Start Data shown
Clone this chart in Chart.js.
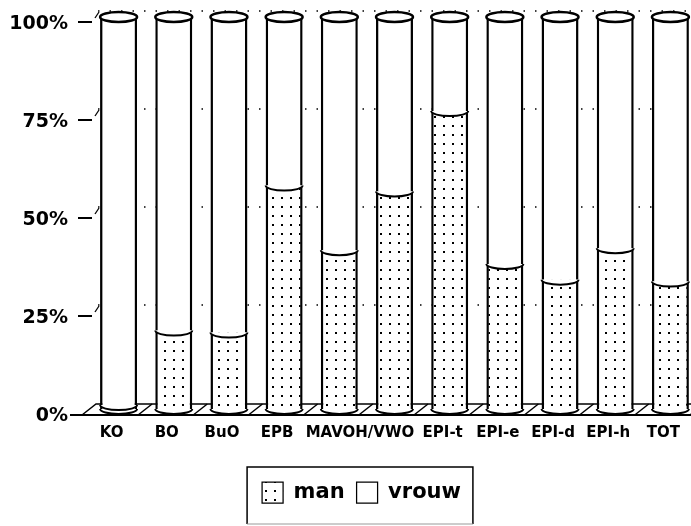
<!DOCTYPE html>
<html>
<head>
<meta charset="utf-8">
<script src="https://cdn.jsdelivr.net/npm/chart.js@4/dist/chart.umd.min.js"></script>
<style>
  html, body { margin: 0; padding: 0; background: #fff; }
  #wrap { width: 691px; height: 526px; }
</style>
</head>
<body>
<div id="wrap"><canvas id="chart"></canvas></div>
<script>
// labels under the cylinders (one label spans the 5th and 6th cylinder)
const categories = ['KO', 'BO', 'BuO', 'EPB', 'MAVOH/VWO', '', 'EPI-t', 'EPI-e', 'EPI-d', 'EPI-h', 'TOT'];
const seriesNames = ['man', 'vrouw'];
const manValues = [1, 20, 19.5, 57, 40.5, 55.5, 76, 37, 33, 41, 32.5];
const vrouwValues = [99, 80, 80.5, 43, 59.5, 44.5, 24, 63, 67, 59, 67.5];
const yTicks = [0, 25, 50, 75, 100];

// 3D look: floor depth and how far the cylinders stand into it
const DEPTH_X = 14, DEPTH_Y = 11;
const SHIFT_X = 7, SHIFT_Y = -5;
const RY = 5;

const canvas = document.getElementById('chart');
const ctx = canvas.getContext('2d');

// dotted fill for "man"
const makeDots = () => {
  const c = document.createElement('canvas');
  c.width = 9; c.height = 9;
  const g = c.getContext('2d');
  g.fillStyle = '#fff';
  g.fillRect(0, 0, 9, 9);
  g.fillStyle = '#000';
  g.fillRect(4, 4, 2, 2);
  return ctx.createPattern(c, 'repeat');
};
const dots = makeDots();

const halfEllipse = (c, x, y, rx, fill) => {
  c.beginPath();
  c.ellipse(x, y, rx, RY, 0, 0, Math.PI);
  c.closePath();
  c.fillStyle = fill;
  c.fill();
  c.beginPath();
  c.ellipse(x, y, rx, RY, 0, 0, Math.PI);
  c.stroke();
};

const cylinders = {
  id: 'cylinders',
  beforeDraw(chart) {
    const c = chart.ctx;
    c.save();
    c.fillStyle = '#fff';
    c.fillRect(0, 0, chart.width, chart.height);
    c.restore();
  },
  beforeDatasetsDraw(chart) {
    const {ctx: c, chartArea, scales: {y}} = chart;
    const y0 = y.getPixelForValue(0);
    c.save();
    c.strokeStyle = '#000';

    // tick marks + dotted lines on the back wall
    yTicks.forEach(v => {
      if (v === 0) return;
      const py = y.getPixelForValue(v);
      c.setLineDash([]);
      c.lineWidth = 2;
      c.beginPath();
      c.moveTo(chartArea.left - 6, py);
      c.lineTo(chartArea.left + 8, py);
      c.stroke();
      c.lineWidth = 1.3;
      c.beginPath();
      c.moveTo(chartArea.left + 11, py - 4);
      c.lineTo(chartArea.left + 15, py - 10);
      c.stroke();
      c.lineWidth = 1.5;
      c.setLineDash([1.5, 10]);
      c.beginPath();
      c.moveTo(chartArea.left + DEPTH_X, py - DEPTH_Y);
      c.lineTo(chartArea.right, py - DEPTH_Y);
      c.stroke();
    });

    // floor
    c.setLineDash([]);
    const fy = y0 + 1;
    c.lineWidth = 2;
    c.beginPath();
    c.moveTo(chartArea.left - 14, fy);
    c.lineTo(chartArea.right, fy);
    c.stroke();
    c.lineWidth = 1.5;
    c.beginPath();
    c.moveTo(chartArea.left - 2, fy);
    c.lineTo(chartArea.left - 2 + DEPTH_X, fy - DEPTH_Y);
    c.lineTo(chartArea.right, fy - DEPTH_Y);
    c.stroke();
    chart.getDatasetMeta(0).data.forEach(bar => {
      const xr = bar.x + SHIFT_X + bar.width / 2 + 1;
      c.beginPath();
      c.moveTo(xr, fy);
      c.lineTo(xr + DEPTH_X, fy - DEPTH_Y);
      c.stroke();
    });
    c.restore();

    c.save();
    c.translate(SHIFT_X, SHIFT_Y);
  },
  afterDatasetsDraw(chart) {
    const c = chart.ctx;
    const man = chart.getDatasetMeta(0).data;
    const vrouw = chart.getDatasetMeta(1).data;
    c.strokeStyle = '#000';
    c.lineWidth = 2;
    man.forEach((bar, i) => {
      const rx = bar.width / 2;
      halfEllipse(c, bar.x, bar.base, rx, dots);
      halfEllipse(c, bar.x, bar.y, rx, '#fff');
      const top = vrouw[i];
      c.beginPath();
      c.ellipse(top.x, top.y, rx, RY, 0, 0, Math.PI * 2);
      c.fillStyle = '#fff';
      c.fill();
      c.lineWidth = 2.5;
      c.stroke();
      c.lineWidth = 2;
    });
    c.restore();
  },
  afterDraw(chart) {
    const {ctx: c, chartArea, scales: {x, y}} = chart;
    const y0 = y.getPixelForValue(0);
    c.save();
    c.fillStyle = '#000';

    // value axis labels
    c.font = 'bold 19px "DejaVu Sans"';
    c.textAlign = 'right';
    c.textBaseline = 'middle';
    yTicks.forEach(v => {
      c.fillText(v + '%', chartArea.left - 16, y.getPixelForValue(v) + 2);
    });

    // category labels
    c.font = 'bold 15px "DejaVu Sans"';
    c.textAlign = 'center';
    c.textBaseline = 'alphabetic';
    categories.forEach((lab, i) => {
      if (!lab) return;
      let px = x.getPixelForValue(i);
      if (categories[i + 1] === '') px = (px + x.getPixelForValue(i + 1)) / 2;
      c.fillText(lab, px, y0 + 23);
    });

    // frame round the legend
    const hb = chart.legend.legendHitBoxes;
    if (hb && hb.length) {
      const first = hb[0], last = hb[hb.length - 1];
      const l = first.left - 15, r = last.left + last.width + 12;
      const t = first.top - 15, b = first.top + first.height + 21;
      c.lineWidth = 1.5;
      c.strokeStyle = '#000';
      c.beginPath();
      c.moveTo(l, b);
      c.lineTo(l, t);
      c.lineTo(r, t);
      c.lineTo(r, b);
      c.stroke();
      c.strokeStyle = '#999';
      c.lineWidth = 1;
      c.beginPath();
      c.moveTo(l, b);
      c.lineTo(r, b);
      c.stroke();
    }
    c.restore();
  }
};

const barStyle = {
  borderColor: '#000',
  borderWidth: {left: 2.5, right: 2.5, top: 0, bottom: 0},
  borderSkipped: false,
  barPercentage: 0.67,
  categoryPercentage: 1,
  clip: false
};

new Chart(ctx, {
  type: 'bar',
  data: {
    labels: categories,
    datasets: [
      {label: seriesNames[0], data: manValues, backgroundColor: dots, ...barStyle},
      {label: seriesNames[1], data: vrouwValues, backgroundColor: '#fff', ...barStyle}
    ]
  },
  options: {
    responsive: true,
    maintainAspectRatio: false,
    animation: false,
    layout: {padding: {top: 22, left: 32, right: 0, bottom: 13}},
    scales: {
      x: {
        stacked: true,
        grid: {display: false},
        border: {display: false},
        ticks: {display: false},
        afterFit: (scale) => { scale.height = 56; }
      },
      y: {
        stacked: true,
        min: 0,
        max: 100,
        grid: {display: false, drawTicks: false},
        border: {display: false},
        ticks: {display: false, stepSize: 25},
        afterFit: (scale) => { scale.width = 52; }
      }
    },
    plugins: {
      legend: {
        position: 'bottom',
        labels: {
          boxWidth: 21,
          boxHeight: 21,
          padding: 12,
          color: '#000',
          font: {family: 'DejaVu Sans', weight: 'bold', size: 21}
        }
      },
      tooltip: {enabled: false}
    }
  },
  plugins: [cylinders]
});
</script>
</body>
</html>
End Data shown
> **Exercise**
In this exercise, set down all of the data exactly, without the pictures.

> **Result of the task**
Clone this chart in Chart.js.
<!DOCTYPE html>
<html>
<head>
<meta charset="utf-8">
<script src="https://cdn.jsdelivr.net/npm/chart.js@4/dist/chart.umd.min.js"></script>
<style>
  html, body { margin: 0; padding: 0; background: #fff; }
  #wrap { width: 691px; height: 526px; }
</style>
</head>
<body>
<div id="wrap"><canvas id="chart"></canvas></div>
<script>
// labels under the cylinders (one label spans the 5th and 6th cylinder)
const categories = ['KO', 'BO', 'BuO', 'EPB', 'MAVOH/VWO', '', 'EPI-t', 'EPI-e', 'EPI-d', 'EPI-h', 'TOT'];
const seriesNames = ['man', 'vrouw'];
const manValues = [1, 20, 19.5, 57, 40.5, 55.5, 76, 37, 33, 41, 32.5];
const vrouwValues = [99, 80, 80.5, 43, 59.5, 44.5, 24, 63, 67, 59, 67.5];
const yTicks = [0, 25, 50, 75, 100];

// 3D look: floor depth and how far the cylinders stand into it
const DEPTH_X = 14, DEPTH_Y = 11;
const SHIFT_X = 7, SHIFT_Y = -5;
const RY = 5;

const canvas = document.getElementById('chart');
const ctx = canvas.getContext('2d');

// dotted fill for "man"
const makeDots = () => {
  const c = document.createElement('canvas');
  c.width = 9; c.height = 9;
  const g = c.getContext('2d');
  g.fillStyle = '#fff';
  g.fillRect(0, 0, 9, 9);
  g.fillStyle = '#000';
  g.fillRect(4, 4, 2, 2);
  return ctx.createPattern(c, 'repeat');
};
const dots = makeDots();

const halfEllipse = (c, x, y, rx, fill) => {
  c.beginPath();
  c.ellipse(x, y, rx, RY, 0, 0, Math.PI);
  c.closePath();
  c.fillStyle = fill;
  c.fill();
  c.beginPath();
  c.ellipse(x, y, rx, RY, 0, 0, Math.PI);
  c.stroke();
};

const cylinders = {
  id: 'cylinders',
  beforeDraw(chart) {
    const c = chart.ctx;
    c.save();
    c.fillStyle = '#fff';
    c.fillRect(0, 0, chart.width, chart.height);
    c.restore();
  },
  beforeDatasetsDraw(chart) {
    const {ctx: c, chartArea, scales: {y}} = chart;
    const y0 = y.getPixelForValue(0);
    c.save();
    c.strokeStyle = '#000';

    // tick marks + dotted lines on the back wall
    yTicks.forEach(v => {
      if (v === 0) return;
      const py = y.getPixelForValue(v);
      c.setLineDash([]);
      c.lineWidth = 2;
      c.beginPath();
      c.moveTo(chartArea.left - 6, py);
      c.lineTo(chartArea.left + 8, py);
      c.stroke();
      c.lineWidth = 1.3;
      c.beginPath();
      c.moveTo(chartArea.left + 11, py - 4);
      c.lineTo(chartArea.left + 15, py - 10);
      c.stroke();
      c.lineWidth = 1.5;
      c.setLineDash([1.5, 10]);
      c.beginPath();
      c.moveTo(chartArea.left + DEPTH_X, py - DEPTH_Y);
      c.lineTo(chartArea.right, py - DEPTH_Y);
      c.stroke();
    });

    // floor
    c.setLineDash([]);
    const fy = y0 + 1;
    c.lineWidth = 2;
    c.beginPath();
    c.moveTo(chartArea.left - 14, fy);
    c.lineTo(chartArea.right, fy);
    c.stroke();
    c.lineWidth = 1.5;
    c.beginPath();
    c.moveTo(chartArea.left - 2, fy);
    c.lineTo(chartArea.left - 2 + DEPTH_X, fy - DEPTH_Y);
    c.lineTo(chartArea.right, fy - DEPTH_Y);
    c.stroke();
    chart.getDatasetMeta(0).data.forEach(bar => {
      const xr = bar.x + SHIFT_X + bar.width / 2 + 1;
      c.beginPath();
      c.moveTo(xr, fy);
      c.lineTo(xr + DEPTH_X, fy - DEPTH_Y);
      c.stroke();
    });
    c.restore();

    c.save();
    c.translate(SHIFT_X, SHIFT_Y);
  },
  afterDatasetsDraw(chart) {
    const c = chart.ctx;
    const man = chart.getDatasetMeta(0).data;
    const vrouw = chart.getDatasetMeta(1).data;
    c.strokeStyle = '#000';
    c.lineWidth = 2;
    man.forEach((bar, i) => {
      const rx = bar.width / 2;
      halfEllipse(c, bar.x, bar.base, rx, dots);
      halfEllipse(c, bar.x, bar.y, rx, '#fff');
      const top = vrouw[i];
      c.beginPath();
      c.ellipse(top.x, top.y, rx, RY, 0, 0, Math.PI * 2);
      c.fillStyle = '#fff';
      c.fill();
      c.lineWidth = 2.5;
      c.stroke();
      c.lineWidth = 2;
    });
    c.restore();
  },
  afterDraw(chart) {
    const {ctx: c, chartArea, scales: {x, y}} = chart;
    const y0 = y.getPixelForValue(0);
    c.save();
    c.fillStyle = '#000';

    // value axis labels
    c.font = 'bold 19px "DejaVu Sans"';
    c.textAlign = 'right';
    c.textBaseline = 'middle';
    yTicks.forEach(v => {
      c.fillText(v + '%', chartArea.left - 16, y.getPixelForValue(v) + 2);
    });

    // category labels
    c.font = 'bold 15px "DejaVu Sans"';
    c.textAlign = 'center';
    c.textBaseline = 'alphabetic';
    categories.forEach((lab, i) => {
      if (!lab) return;
      let px = x.getPixelForValue(i);
      if (categories[i + 1] === '') px = (px + x.getPixelForValue(i + 1)) / 2;
      c.fillText(lab, px, y0 + 23);
    });

    // frame round the legend
    const hb = chart.legend.legendHitBoxes;
    if (hb && hb.length) {
      const first = hb[0], last = hb[hb.length - 1];
      const l = first.left - 15, r = last.left + last.width + 12;
      const t = first.top - 15, b = first.top + first.height + 21;
      c.lineWidth = 1.5;
      c.strokeStyle = '#000';
      c.beginPath();
      c.moveTo(l, b);
      c.lineTo(l, t);
      c.lineTo(r, t);
      c.lineTo(r, b);
      c.stroke();
      c.strokeStyle = '#999';
      c.lineWidth = 1;
      c.beginPath();
      c.moveTo(l, b);
      c.lineTo(r, b);
      c.stroke();
    }
    c.restore();
  }
};

const barStyle = {
  borderColor: '#000',
  borderWidth: {left: 2.5, right: 2.5, top: 0, bottom: 0},
  borderSkipped: false,
  barPercentage: 0.67,
  categoryPercentage: 1,
  clip: false
};

new Chart(ctx, {
  type: 'bar',
  data: {
    labels: categories,
    datasets: [
      {label: seriesNames[0], data: manValues, backgroundColor: dots, ...barStyle},
      {label: seriesNames[1], data: vrouwValues, backgroundColor: '#fff', ...barStyle}
    ]
  },
  options: {
    responsive: true,
    maintainAspectRatio: false,
    animation: false,
    layout: {padding: {top: 22, left: 32, right: 0, bottom: 13}},
    scales: {
      x: {
        stacked: true,
        grid: {display: false},
        border: {display: false},
        ticks: {display: false},
        afterFit: (scale) => { scale.height = 56; }
      },
      y: {
        stacked: true,
        min: 0,
        max: 100,
        grid: {display: false, drawTicks: false},
        border: {display: false},
        ticks: {display: false, stepSize: 25},
        afterFit: (scale) => { scale.width = 52; }
      }
    },
    plugins: {
      legend: {
        position: 'bottom',
        labels: {
          boxWidth: 21,
          boxHeight: 21,
          padding: 12,
          color: '#000',
          font: {family: 'DejaVu Sans', weight: 'bold', size: 21}
        }
      },
      tooltip: {enabled: false}
    }
  },
  plugins: [cylinders]
});
</script>
</body>
</html>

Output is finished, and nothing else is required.